Thank you for sharing! I was wondering how closely this mirrors human studies. This may be a learned tendency from pre-training.
Ephraiem Sarabamoun
Hey Christian, thank you for your thoughtful comment. Yes, I remember also hearing about such studies, and you are correct that such studies would imply that engineers are more bullish on the usefulness of models than is merited which is difficult to reconcile with the general tone of my comment (suggesting that engineers around me seem to underplay how much they themselves use models and downplay the capabilities of models)
I can think of a few interesting suggestions though that might be insightful:
1. Maybe the effects that I have observed are not representative of the field as a whole. I have noticed that junior developers and startup founders are generally much more open about their LLM usage and much more bullish on model capabilities than senior developers at large companies.
2. It is possible this is a social effect. I.e engineers today do think that LLMs are capable but downplay this fact in public. If, for example, the studies that you site are based on anonymous feedback then that discrepancy would be consistent with this effect. Engineers will reply anonymously that they are more productive with models but publicly will downplay this.
3. Models have gotten a lot better. I would be interested to see if those studies would yield the same results today as they did then. I personally would agree that a year ago models were probably a net negative on productivity especially for senior developers (they would introduce more subtle bugs that are a pain to debug). Today though, I think they are certainly a net productivity gain, and it would be interesting to see if developers today are undervaluing the productivity gains from models.
These are just a few thoughts I had. I would be interesting in hearing what you think about this. Ultimately this is only my experience, I would be interested to know what others’ experiences are
I have seen a softer version of this in software engineering. Even though in the case of software engineering, using AI would not count as “cheating”, still, many engineers will actively downplay the degree to which they rely on models for their work. I also noticed a general reluctance to acknowledge when models perform well and an eagerness to highlight when models perform poorly. I think this is partially driven by job insecurity (If you acknowledge that a model is better at coding than you are, then why should a company keep you on the payroll) and partially by feelings of inferiority (people will see me as a fraud, etc.). While such behaviors and feelings are understandable, I do think they are fundamentally disempowering and come from a place of weakness and insecurity.

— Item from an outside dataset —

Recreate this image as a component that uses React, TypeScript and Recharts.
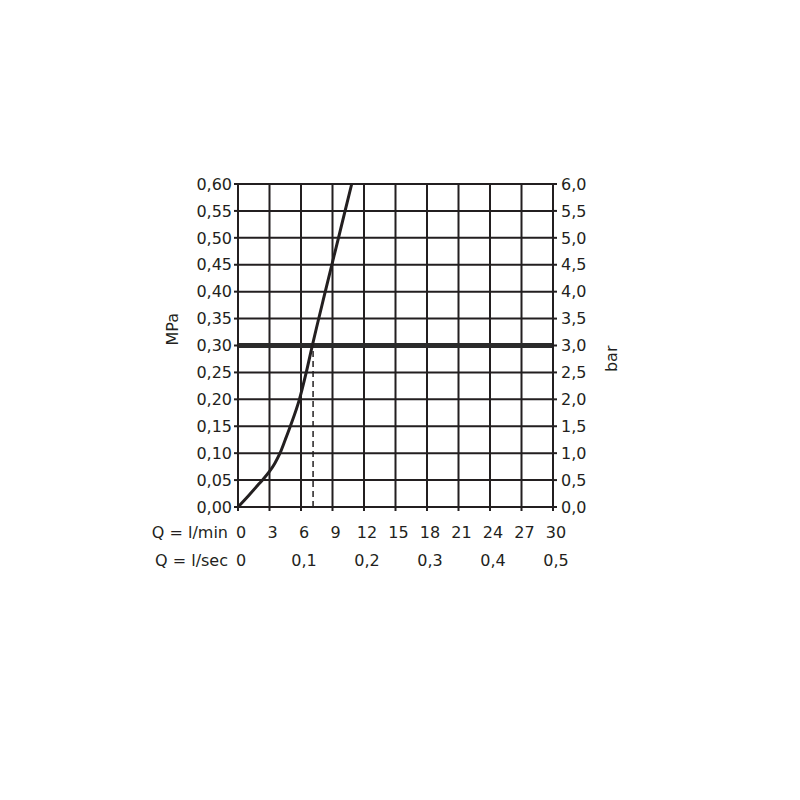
import { ComposedChart, Line, XAxis, YAxis, CartesianGrid, ReferenceLine } from 'recharts';

const flowLpm = [0, 1, 2, 3, 3.5, 4, 4.5, 5, 5.85, 6.5, 7.08, 8.31, 9.57, 10.83];
const pressureMPa = [0, 0.021, 0.043, 0.066, 0.081, 0.1, 0.125, 0.151, 0.2, 0.25, 0.3, 0.4, 0.5, 0.6];

const xTicks = [0, 3, 6, 9, 12, 15, 18, 21, 24, 27, 30];
const secLabels: Record<number, string> = { 0: '0', 6: '0,1', 12: '0,2', 18: '0,3', 24: '0,4', 30: '0,5' };
const mpaTicks = [0, 0.05, 0.1, 0.15, 0.2, 0.25, 0.3, 0.35, 0.4, 0.45, 0.5, 0.55, 0.6];
const barTicks = [0, 0.5, 1, 1.5, 2, 2.5, 3, 3.5, 4, 4.5, 5, 5.5, 6];
const ratedPressure = 0.3;
const ratedFlow = 7.15;

// 1 MPa = 10 bar
const curve = flowLpm.map((q, i) => ({ q, p: pressureMPa[i], pBar: pressureMPa[i] * 10 }));

const FONT = 'DejaVu Sans, sans-serif';
const INK = '#231f20';

function XTick(props: any) {
    const { x, y, payload } = props;
    const v = payload.value as number;
    const sec = secLabels[v];
    return (
        <g fontFamily={FONT} fontSize={16} fill={INK}>
            <line x1={x} y1={y - 8} x2={x} y2={y - 4} stroke={INK} strokeWidth={2} />
            <text x={x + 3} y={y + 23} textAnchor="middle">{v}</text>
            {sec !== undefined && <text x={x + 3} y={y + 51} textAnchor="middle">{sec}</text>}
            {v === 0 && (
                <>
                    <text x={x - 10} y={y + 23} textAnchor="end">Q = l/min</text>
                    <text x={x - 10} y={y + 51} textAnchor="end">Q = l/sec</text>
                </>
            )}
        </g>
    );
}

const fmt = (d: number) => (v: number) => v.toFixed(d).replace('.', ',');

export default function App() {
    return (
        <div style={{ position: 'absolute', left: 0, top: 0, width: 800, height: 800, background: '#fff' }}>
            <ComposedChart
                width={800}
                height={800}
                data={curve}
                margin={{ top: 184, right: 187, bottom: 233, left: 178 }}
            >
                <CartesianGrid yAxisId="mpa" stroke={INK} strokeWidth={2} strokeOpacity={1} />
                <XAxis
                    dataKey="q"
                    type="number"
                    domain={[0, 30]}
                    ticks={xTicks}
                    interval={0}
                    height={60}
                    axisLine={{ stroke: INK, strokeWidth: 2 }}
                    tickLine={false}
                    tick={<XTick />}
                />
                <YAxis
                    yAxisId="mpa"
                    domain={[0, 0.6]}
                    ticks={mpaTicks}
                    interval={0}
                    width={60}
                    tickFormatter={fmt(2)}
                    axisLine={{ stroke: INK, strokeWidth: 2 }}
                    tickLine={{ stroke: INK, strokeWidth: 2 }}
                    tickSize={4}
                    tick={{ fill: INK, fontSize: 16, fontFamily: FONT }}
                    label={{ value: 'MPa', angle: -90, position: 'insideLeft', offset: -6, fill: INK, fontSize: 16, fontFamily: FONT }}
                />
                <YAxis
                    yAxisId="bar"
                    orientation="right"
                    domain={[0, 6]}
                    ticks={barTicks}
                    interval={0}
                    width={60}
                    tickFormatter={fmt(1)}
                    axisLine={{ stroke: INK, strokeWidth: 2 }}
                    tickLine={{ stroke: INK, strokeWidth: 2 }}
                    tickSize={4}
                    tick={{ fill: INK, fontSize: 16, fontFamily: FONT, dx: 2 }}
                    label={{ value: 'bar', angle: -90, position: 'insideRight', offset: 2, fill: INK, fontSize: 16, fontFamily: FONT }}
                />
                <ReferenceLine yAxisId="mpa" y={ratedPressure} stroke="#2b2b2b" strokeWidth={5} />
                <ReferenceLine
                    yAxisId="mpa"
                    segment={[{ x: ratedFlow, y: 0 }, { x: ratedFlow, y: ratedPressure }]}
                    stroke={INK}
                    strokeWidth={1.5}
                    strokeDasharray="6 4"
                />
                <Line
                    yAxisId="bar"
                    dataKey="pBar"
                    stroke="none"
                    dot={false}
                    activeDot={false}
                    legendType="none"
                    isAnimationActive={false}
                />
                <Line
                    yAxisId="mpa"
                    dataKey="p"
                    type="monotone"
                    stroke={INK}
                    strokeWidth={3}
                    dot={false}
                    isAnimationActive={false}
                />
            </ComposedChart>
        </div>
    );
}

Hey Eliezer, I am a big fan of your work. I did have one idea about this and would be interested in hearing your thoughts. I liked your example about the Maginot line, if one German division crosses into France, you do not have time to build a new better Maginot line before the next division arrives. This is both true and pretty funny. Here, the reason why you cannot rely on the “gradualness of the problem” as a source of hope is that the intervention technique (building the Maginot line) takes orders of magnitude more time to implement than the developing problem (German divisions moving into France). For AI takeoff though, perhaps the unfolding problem takes long enough to develop that interventions (a world wide ban on training frontier models for example) actually can work mid-disaster. I would be interested in hearing your thoughts on this. Thank you!
Hey there! Thank you very much for your comment. Yep, I do think all the links you included are highly relevant to this post.

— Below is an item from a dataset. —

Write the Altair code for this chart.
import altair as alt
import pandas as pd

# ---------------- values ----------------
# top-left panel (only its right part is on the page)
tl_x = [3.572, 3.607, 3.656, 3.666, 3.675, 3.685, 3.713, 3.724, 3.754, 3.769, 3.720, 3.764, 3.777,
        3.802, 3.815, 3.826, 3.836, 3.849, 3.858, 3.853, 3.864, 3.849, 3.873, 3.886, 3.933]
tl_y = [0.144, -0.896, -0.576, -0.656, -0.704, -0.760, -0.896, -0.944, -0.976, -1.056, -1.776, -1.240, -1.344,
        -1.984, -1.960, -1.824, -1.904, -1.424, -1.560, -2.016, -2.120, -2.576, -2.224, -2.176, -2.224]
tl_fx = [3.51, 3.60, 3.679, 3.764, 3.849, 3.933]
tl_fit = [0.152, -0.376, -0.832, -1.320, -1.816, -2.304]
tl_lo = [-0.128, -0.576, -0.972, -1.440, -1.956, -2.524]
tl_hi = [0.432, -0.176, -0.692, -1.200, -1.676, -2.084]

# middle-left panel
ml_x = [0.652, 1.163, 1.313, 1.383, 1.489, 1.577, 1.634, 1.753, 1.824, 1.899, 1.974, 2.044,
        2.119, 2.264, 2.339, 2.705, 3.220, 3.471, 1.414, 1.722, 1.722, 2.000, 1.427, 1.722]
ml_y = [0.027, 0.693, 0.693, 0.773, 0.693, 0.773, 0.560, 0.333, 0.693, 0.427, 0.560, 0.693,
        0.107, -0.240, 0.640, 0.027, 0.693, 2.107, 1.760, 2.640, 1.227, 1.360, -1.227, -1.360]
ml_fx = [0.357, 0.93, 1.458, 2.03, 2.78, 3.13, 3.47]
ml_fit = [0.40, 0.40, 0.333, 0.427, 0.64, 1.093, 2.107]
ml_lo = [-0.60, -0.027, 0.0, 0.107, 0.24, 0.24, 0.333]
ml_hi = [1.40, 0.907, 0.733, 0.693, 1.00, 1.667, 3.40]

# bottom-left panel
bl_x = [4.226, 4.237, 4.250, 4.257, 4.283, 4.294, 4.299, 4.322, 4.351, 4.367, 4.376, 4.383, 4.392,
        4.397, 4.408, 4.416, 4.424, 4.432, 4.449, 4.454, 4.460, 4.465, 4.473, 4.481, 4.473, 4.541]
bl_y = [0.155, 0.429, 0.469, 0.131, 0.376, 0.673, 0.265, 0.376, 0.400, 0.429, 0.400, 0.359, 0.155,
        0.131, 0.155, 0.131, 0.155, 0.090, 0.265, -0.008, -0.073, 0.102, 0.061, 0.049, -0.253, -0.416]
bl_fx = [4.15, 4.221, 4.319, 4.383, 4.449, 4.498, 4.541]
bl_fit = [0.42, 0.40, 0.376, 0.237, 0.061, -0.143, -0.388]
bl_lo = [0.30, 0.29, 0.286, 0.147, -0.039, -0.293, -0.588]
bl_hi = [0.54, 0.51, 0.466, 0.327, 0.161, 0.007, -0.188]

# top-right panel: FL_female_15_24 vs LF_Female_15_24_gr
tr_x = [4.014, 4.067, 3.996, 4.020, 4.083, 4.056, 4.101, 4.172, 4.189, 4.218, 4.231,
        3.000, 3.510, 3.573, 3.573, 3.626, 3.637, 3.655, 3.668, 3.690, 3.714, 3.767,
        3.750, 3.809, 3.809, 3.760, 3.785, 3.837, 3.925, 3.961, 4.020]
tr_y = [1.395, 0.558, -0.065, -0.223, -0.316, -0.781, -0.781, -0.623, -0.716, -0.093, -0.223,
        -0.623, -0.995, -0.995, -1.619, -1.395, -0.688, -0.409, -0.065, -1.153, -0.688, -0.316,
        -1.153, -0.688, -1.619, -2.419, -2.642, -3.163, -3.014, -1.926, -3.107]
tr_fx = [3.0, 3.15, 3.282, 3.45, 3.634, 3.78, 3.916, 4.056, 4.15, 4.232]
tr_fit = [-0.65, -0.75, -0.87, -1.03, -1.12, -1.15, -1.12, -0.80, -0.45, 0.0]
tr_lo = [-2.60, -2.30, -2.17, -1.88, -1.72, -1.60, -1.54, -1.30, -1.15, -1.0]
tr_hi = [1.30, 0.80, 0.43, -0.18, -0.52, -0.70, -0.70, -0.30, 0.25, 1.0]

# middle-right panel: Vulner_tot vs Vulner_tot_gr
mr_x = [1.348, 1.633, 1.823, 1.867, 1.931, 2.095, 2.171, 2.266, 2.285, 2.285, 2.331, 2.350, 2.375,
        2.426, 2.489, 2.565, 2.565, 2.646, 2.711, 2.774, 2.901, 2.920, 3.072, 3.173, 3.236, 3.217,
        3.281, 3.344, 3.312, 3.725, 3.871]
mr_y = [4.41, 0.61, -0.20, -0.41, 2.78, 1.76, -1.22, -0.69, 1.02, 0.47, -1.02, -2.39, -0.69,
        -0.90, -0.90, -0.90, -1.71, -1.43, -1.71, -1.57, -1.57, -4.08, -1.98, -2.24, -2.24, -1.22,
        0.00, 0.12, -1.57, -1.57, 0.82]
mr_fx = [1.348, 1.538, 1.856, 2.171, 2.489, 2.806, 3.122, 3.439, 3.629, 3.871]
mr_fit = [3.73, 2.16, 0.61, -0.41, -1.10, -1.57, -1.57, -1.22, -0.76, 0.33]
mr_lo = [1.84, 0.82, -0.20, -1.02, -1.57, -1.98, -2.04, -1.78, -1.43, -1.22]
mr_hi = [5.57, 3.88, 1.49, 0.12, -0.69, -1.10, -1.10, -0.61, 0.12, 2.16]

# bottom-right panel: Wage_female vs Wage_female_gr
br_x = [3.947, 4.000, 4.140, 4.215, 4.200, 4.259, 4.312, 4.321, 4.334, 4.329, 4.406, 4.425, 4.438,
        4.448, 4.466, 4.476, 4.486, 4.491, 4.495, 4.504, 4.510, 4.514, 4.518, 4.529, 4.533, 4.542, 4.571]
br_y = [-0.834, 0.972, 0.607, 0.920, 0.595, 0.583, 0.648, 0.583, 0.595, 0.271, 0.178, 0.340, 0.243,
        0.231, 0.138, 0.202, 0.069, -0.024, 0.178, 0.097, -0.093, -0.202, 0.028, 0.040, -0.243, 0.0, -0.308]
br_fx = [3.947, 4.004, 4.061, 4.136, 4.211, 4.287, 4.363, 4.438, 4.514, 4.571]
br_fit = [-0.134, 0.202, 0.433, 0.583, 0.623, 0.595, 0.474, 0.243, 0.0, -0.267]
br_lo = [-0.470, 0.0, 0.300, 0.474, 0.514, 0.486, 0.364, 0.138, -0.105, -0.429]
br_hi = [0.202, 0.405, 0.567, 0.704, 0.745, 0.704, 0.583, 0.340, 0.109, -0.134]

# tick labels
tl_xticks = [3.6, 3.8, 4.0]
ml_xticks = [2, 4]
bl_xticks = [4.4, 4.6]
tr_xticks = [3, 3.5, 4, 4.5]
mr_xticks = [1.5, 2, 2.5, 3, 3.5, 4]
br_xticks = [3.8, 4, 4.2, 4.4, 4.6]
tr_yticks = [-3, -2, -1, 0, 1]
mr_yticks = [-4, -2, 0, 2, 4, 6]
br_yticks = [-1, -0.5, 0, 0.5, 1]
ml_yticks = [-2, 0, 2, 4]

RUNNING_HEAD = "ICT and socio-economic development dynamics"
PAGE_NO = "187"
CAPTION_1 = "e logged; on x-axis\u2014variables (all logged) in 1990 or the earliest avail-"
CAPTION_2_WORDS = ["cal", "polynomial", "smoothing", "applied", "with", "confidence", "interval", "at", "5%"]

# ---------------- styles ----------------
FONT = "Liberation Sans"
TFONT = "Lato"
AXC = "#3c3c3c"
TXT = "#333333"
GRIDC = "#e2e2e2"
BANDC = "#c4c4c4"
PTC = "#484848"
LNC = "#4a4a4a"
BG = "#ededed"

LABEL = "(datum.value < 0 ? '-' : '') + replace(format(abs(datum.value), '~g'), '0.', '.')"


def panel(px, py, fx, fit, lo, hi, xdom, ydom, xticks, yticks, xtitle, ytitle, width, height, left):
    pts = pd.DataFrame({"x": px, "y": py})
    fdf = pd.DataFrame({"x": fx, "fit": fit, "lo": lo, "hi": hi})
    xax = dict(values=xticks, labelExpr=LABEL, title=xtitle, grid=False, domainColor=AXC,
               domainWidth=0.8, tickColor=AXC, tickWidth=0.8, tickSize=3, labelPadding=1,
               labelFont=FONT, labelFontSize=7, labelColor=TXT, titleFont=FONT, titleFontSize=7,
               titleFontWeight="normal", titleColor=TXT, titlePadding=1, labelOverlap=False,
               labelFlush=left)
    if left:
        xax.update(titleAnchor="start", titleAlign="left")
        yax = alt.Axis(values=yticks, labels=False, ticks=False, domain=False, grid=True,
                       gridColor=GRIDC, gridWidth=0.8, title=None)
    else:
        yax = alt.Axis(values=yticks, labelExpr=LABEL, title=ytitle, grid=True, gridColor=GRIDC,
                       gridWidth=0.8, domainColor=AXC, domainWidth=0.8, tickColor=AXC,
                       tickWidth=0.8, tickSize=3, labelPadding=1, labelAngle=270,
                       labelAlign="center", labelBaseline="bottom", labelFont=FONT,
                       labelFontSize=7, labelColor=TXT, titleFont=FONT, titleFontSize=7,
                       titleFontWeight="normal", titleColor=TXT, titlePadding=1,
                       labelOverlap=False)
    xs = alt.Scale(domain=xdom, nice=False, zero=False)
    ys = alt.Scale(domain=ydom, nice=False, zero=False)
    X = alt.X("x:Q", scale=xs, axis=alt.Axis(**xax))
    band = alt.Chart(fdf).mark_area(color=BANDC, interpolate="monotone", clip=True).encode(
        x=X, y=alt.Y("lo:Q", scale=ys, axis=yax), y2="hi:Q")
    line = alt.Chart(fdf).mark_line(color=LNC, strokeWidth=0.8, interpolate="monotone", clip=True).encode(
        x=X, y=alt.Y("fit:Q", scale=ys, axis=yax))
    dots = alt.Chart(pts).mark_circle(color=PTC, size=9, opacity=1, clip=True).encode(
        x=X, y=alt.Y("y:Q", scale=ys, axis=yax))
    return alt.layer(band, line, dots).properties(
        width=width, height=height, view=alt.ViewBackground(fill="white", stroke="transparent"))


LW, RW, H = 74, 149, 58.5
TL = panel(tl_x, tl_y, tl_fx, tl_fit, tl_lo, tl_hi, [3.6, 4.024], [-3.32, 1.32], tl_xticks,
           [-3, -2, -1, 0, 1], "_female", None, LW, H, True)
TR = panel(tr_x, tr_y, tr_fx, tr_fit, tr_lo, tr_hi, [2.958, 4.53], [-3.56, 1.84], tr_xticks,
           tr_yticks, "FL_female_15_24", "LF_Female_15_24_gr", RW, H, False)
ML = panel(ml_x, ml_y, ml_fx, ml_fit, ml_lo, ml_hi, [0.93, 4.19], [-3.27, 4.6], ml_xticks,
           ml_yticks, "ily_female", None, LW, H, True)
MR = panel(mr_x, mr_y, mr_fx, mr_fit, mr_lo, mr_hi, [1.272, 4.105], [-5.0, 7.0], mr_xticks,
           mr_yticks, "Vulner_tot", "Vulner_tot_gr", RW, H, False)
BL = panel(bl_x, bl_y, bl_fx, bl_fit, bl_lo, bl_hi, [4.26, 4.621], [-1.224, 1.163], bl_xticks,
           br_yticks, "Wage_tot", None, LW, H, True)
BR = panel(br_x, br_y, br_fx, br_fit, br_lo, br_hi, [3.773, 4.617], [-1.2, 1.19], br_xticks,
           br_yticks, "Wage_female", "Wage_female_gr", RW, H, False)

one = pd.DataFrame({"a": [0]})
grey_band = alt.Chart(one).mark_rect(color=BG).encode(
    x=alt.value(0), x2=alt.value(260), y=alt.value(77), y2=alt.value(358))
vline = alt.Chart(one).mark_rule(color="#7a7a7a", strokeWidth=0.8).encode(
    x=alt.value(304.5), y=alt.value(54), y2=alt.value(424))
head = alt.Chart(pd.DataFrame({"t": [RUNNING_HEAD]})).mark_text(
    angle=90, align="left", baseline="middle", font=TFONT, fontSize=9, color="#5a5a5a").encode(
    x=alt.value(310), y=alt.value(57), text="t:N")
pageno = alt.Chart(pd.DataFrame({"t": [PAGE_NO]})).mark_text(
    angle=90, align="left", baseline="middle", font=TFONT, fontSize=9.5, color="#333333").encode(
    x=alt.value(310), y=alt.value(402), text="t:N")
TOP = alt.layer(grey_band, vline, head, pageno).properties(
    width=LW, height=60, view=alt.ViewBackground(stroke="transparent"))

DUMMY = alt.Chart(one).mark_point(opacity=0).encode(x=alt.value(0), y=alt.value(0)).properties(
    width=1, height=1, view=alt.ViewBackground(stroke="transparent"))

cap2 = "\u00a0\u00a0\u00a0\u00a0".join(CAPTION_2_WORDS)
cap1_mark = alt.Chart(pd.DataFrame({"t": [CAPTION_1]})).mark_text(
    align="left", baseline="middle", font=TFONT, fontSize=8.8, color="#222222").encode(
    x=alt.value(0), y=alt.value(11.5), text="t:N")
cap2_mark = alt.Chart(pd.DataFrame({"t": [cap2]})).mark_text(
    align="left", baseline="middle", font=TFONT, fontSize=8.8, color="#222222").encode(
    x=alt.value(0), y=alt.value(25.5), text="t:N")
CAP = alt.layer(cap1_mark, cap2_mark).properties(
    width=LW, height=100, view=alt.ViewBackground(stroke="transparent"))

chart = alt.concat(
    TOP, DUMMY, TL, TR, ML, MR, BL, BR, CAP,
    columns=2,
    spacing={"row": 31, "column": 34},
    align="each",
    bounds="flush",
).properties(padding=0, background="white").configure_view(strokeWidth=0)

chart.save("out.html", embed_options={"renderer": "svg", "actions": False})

Interesting read, thank you for sharing. I think I would distinguish between two “optimization processes” that have molded the fates of living things on this planet (I don’t love the term “optimization process” but it will do).
1. Evolution by natural selection which selects for “fitness”
2. Human intentional selection, which selects for usefulness to humans.
As a general principle, I do think you are on to something with the idea of a “honeymoon phase”. The general pattern is, new niche opens up, one specie moves into this niche and dominates it (honeymoon phase), other species move into the niche making it much less comfortable and much more competitive than it used to be.
I do think though, that with the emergence of humans on the planet, the second optimization process is dominant. Like you mentioned with the example of the chickens, I do think it does make sense to translate the idea of a honeymoon phase to this optimization process as well, but we must account for the fact that unlike natural selection, what is driving the train now are human preferences. This makes me more optimistic than you are that barring major cataclysms or the emergence of superhuman AIs, humanity will have a bright future.
One last note, if AI development continues and we do enter a post human AI age, then the world might be molded by what the AIs want rather than what we want. In that world, humans might indeed enter a honeymoon phase where the AIs treat us well at first and then really poorly after (like the chicken).
Would be interested in hearing your thoughts on this, and thanks again for sharing!